2. Princess Cut: The runners up in popularity category after Round Brilliant, the Princess cut is as square shaped cut. It creates an extremely beautiful array of light performance whether it’s set in rings, earrings or necklaces. A perfectly crafted Princess Cut diamond is bound to make heads turn.

3. Oval Cut: A modified form of the Round Brilliant cut, the oval cut almost matches it’s more in-demand sibling in terms of showing off the best features of the diamond. Additionally, most Oval cut diamonds, even if of the same carat weight, would seem larger than Round Brilliant cut stones.

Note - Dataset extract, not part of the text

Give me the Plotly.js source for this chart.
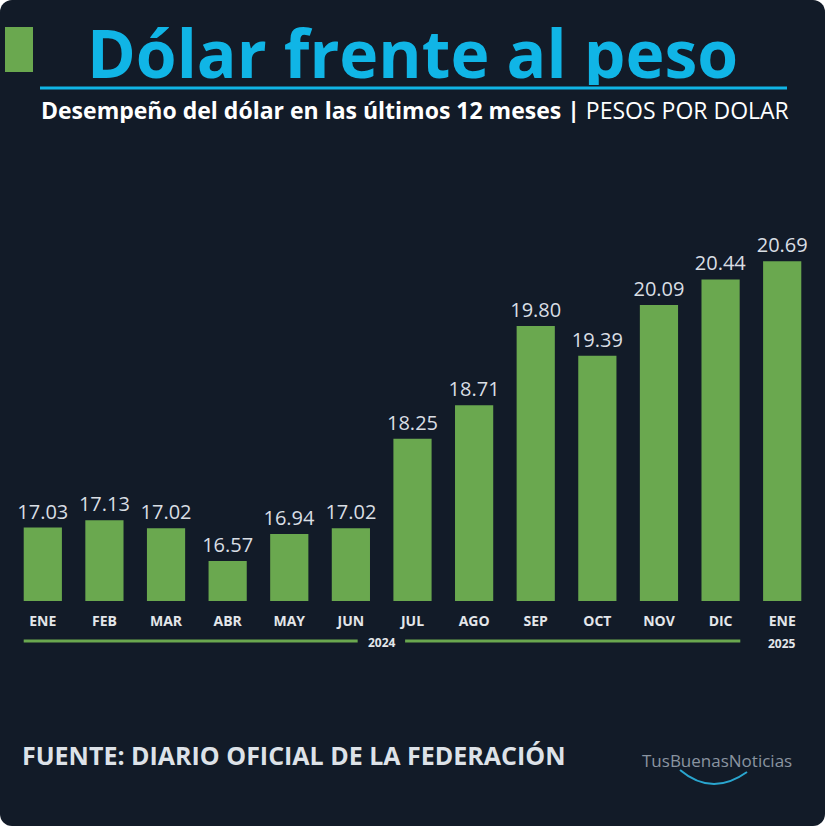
<!DOCTYPE html>
<html>
<head>
<meta charset="utf-8">
<script src="https://cdn.plot.ly/plotly-3.0.1.min.js"></script>
<style>
  html, body { margin: 0; padding: 0; background: #ffffff; }
  #wrap { width: 825px; height: 826px; border-radius: 12px; overflow: hidden; }
  #chart { width: 825px; height: 826px; }
</style>
</head>
<body>
<div id="wrap"><div id="chart"></div></div>
<script>
// ---- data ----
const months = ["ENE", "FEB", "MAR", "ABR", "MAY", "JUN", "JUL", "AGO", "SEP", "OCT", "NOV", "DIC", "ENE"];
const pesosPorDolar = [17.03, 17.13, 17.02, 16.57, 16.94, 17.02, 18.25, 18.71, 19.80, 19.39, 20.09, 20.44, 20.69];
const years = ["2024", "2025"];
const titleText = "Dólar frente al peso";
const subtitleBold = "Desempeño del dólar en las últimos 12 meses |";
const subtitleLight = "PESOS POR DOLAR";
const sourceText = "FUENTE: DIARIO OFICIAL DE LA FEDERACIÓN";
const logoText = "TusBuenasNoticias";

// ---- layout helpers ----
const W = 825, H = 826;
const M = {l: 12, r: 12, t: 230, b: 225};
const PW = W - M.l - M.r, PH = H - M.t - M.b;
const px = X => (X - M.l) / PW;        // pixel x -> paper x
const py = Y => (H - M.b - Y) / PH;    // pixel y -> paper y

const idx = months.map((_, i) => i);
const bg = "#121b28";
const green = "#6aa84f";
const cyan = "#10b5e6";

const trace = {
  type: "bar",
  x: idx,
  y: pesosPorDolar,
  marker: {color: green, line: {width: 0}},
  texttemplate: "%{y:.2f}",
  textposition: "outside",
  constraintext: "none",
  textfont: {family: "Open Sans", size: 20, color: "#d9dee4"},
  cliponaxis: false,
  hoverinfo: "skip"
};

const shapes = [
  // green block left of title
  {type: "rect", xref: "paper", yref: "paper", x0: px(5), x1: px(33), y0: py(72), y1: py(27), fillcolor: green, line: {width: 0}, layer: "above"},
  // cyan rule under title
  {type: "line", xref: "paper", yref: "paper", x0: px(40), x1: px(787), y0: py(88), y1: py(88), line: {color: cyan, width: 3}},
  // 2024 year bracket lines (data x units)
  {type: "line", xref: "x", yref: "paper", x0: -0.31, x1: 5.11, y0: py(641), y1: py(641), line: {color: green, width: 3}},
  {type: "line", xref: "x", yref: "paper", x0: 5.88, x1: 11.32, y0: py(641), y1: py(641), line: {color: green, width: 3}},
  // logo arc
  {type: "path", xref: "paper", yref: "paper",
   path: `M ${px(680)} ${py(770)} Q ${px(712)} ${py(797)} ${px(747)} ${py(772)}`,
   line: {color: "#2aa6cf", width: 2}}
];

const annotations = [
  {text: titleText, xref: "paper", yref: "paper", x: px(412), y: py(52), xanchor: "center", yanchor: "middle",
   height: 66, showarrow: false, font: {family: "Open Sans", size: 66, color: cyan, weight: 700}},
  {text: "<b>" + subtitleBold + "</b> " + subtitleLight, xref: "paper", yref: "paper", x: px(39), y: py(110),
   xanchor: "left", yanchor: "middle", height: 26, showarrow: false, font: {family: "Open Sans", size: 23, color: "#ffffff"}},
  {text: years[0], xref: "x", yref: "paper", x: 5.5, y: py(642), xanchor: "center", yanchor: "middle",
   showarrow: false, font: {family: "Open Sans", size: 12, color: "#e3e6ea", weight: 700}},
  {text: years[1], xref: "x", yref: "paper", x: 12, y: py(643), xanchor: "center", yanchor: "middle",
   showarrow: false, font: {family: "Open Sans", size: 12, color: "#e3e6ea", weight: 700}},
  {text: sourceText, xref: "paper", yref: "paper", x: px(20), y: py(755), xanchor: "left", yanchor: "middle",
   showarrow: false, font: {family: "Open Sans", size: 25, color: "#dde2e8", weight: 700}},
  {text: logoText, xref: "paper", yref: "paper", x: px(717), y: py(760), xanchor: "center", yanchor: "middle",
   showarrow: false, font: {family: "Open Sans", size: 17, color: "#8a94a0"}}
];

const layout = {
  width: W, height: H,
  margin: M,
  paper_bgcolor: bg, plot_bgcolor: bg,
  showlegend: false,
  bargap: 0.38,
  uniformtext: {mode: false},
  xaxis: {
    tickmode: "array", tickvals: idx, ticktext: months,
    range: [-0.5, months.length - 0.5],
    showgrid: false, zeroline: false, showline: false, ticks: "",
    tickfont: {family: "Open Sans", size: 14, color: "#e3e6ea", weight: 700},
    ticklabelstandoff: 10
  },
  yaxis: {
    range: [16.02, 21.12],
    visible: false, showgrid: false, zeroline: false
  },
  shapes: shapes,
  annotations: annotations
};

Plotly.newPlot("chart", [trace], layout, {displayModeBar: false, staticPlot: true});
</script>
</body>
</html>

4. Marquise Cut: Yet another modification on the Round Brilliant cut, the Marquise cut is shaped like the ball used to play American Football. If diamonds of the same carat weight in different shapes are compared, Marquise cut diamonds would measure the highest in surface area. Those who like big diamonds in their jewelry would definitely enjoy this particular cut.

5. Pear Cut: “Tear Drop” is another name for this cut, as it closely resembles a falling tear drop. It was created by bringing the Round Brilliant and Marquise cuts together. This shape also has the distinction of being host to the largest known cut and polished diamond in the world – the Cullinan I diamond.

6. Cushion Cut: This two centuries old cut was perhaps the most popular and in demand cut before the Round Brilliant Cut caught the fancy of admirers. It is also a square cut just like the Princess cut, but with rounded edges. Some of the best known diamonds in history – the Hope Diamond and the Regent Diamond have been designed in the Cushion cut.

7. Emerald Cut: Steps on the pavilion coupled with an extra-large table defines the rectangular Emerald cut. Unlike most other cuts, the Emerald cut is not designed to highlight the inner fire of the stone. Rather, it focuses on producing a series-of-mirror effect, which makes the diamond look like a chamber stretching to infinity on the inside.

8. Asscher Cut: Created by two of the most gifted diamond craftsmen of all time from Holland – the Asscher Brothers – has been named after them. The Asscher cut is the precursor to the Emerald cut in that it is a square shaped, step sided cut with a smaller table and a higher crown.

9. Radiant Cut: A crossover between the Princess and the Cushion cuts, the Radiant cut is a special one with its facets aligned similar to the brilliant cut. This unique combination gives the Radiant Cut diamond its excellent fire and sparkle.

10. Heart Cut: The most romantic of all the diamond cuts, the Heart cut is naturally the preferred cut for lovers. It finds maximum use in solitaire rings and pendants. The Heart Cut is one of the most difficult cuts due to meticulous attention to detail required to cut and polish its cleft. It is also slightly more expensive compared to the rest of the fancy cuts with similar carat weight due to significant weight loss during the cutting and polishing process.

Hard Fact: The level of planning, working and re-working required to achieve a perfect cut is so complicated that often, it takes years to fully and satisfactorily process a large diamond. For example, it took almost four and half years for the Cullinan I diamond to reach its final and current shape and size.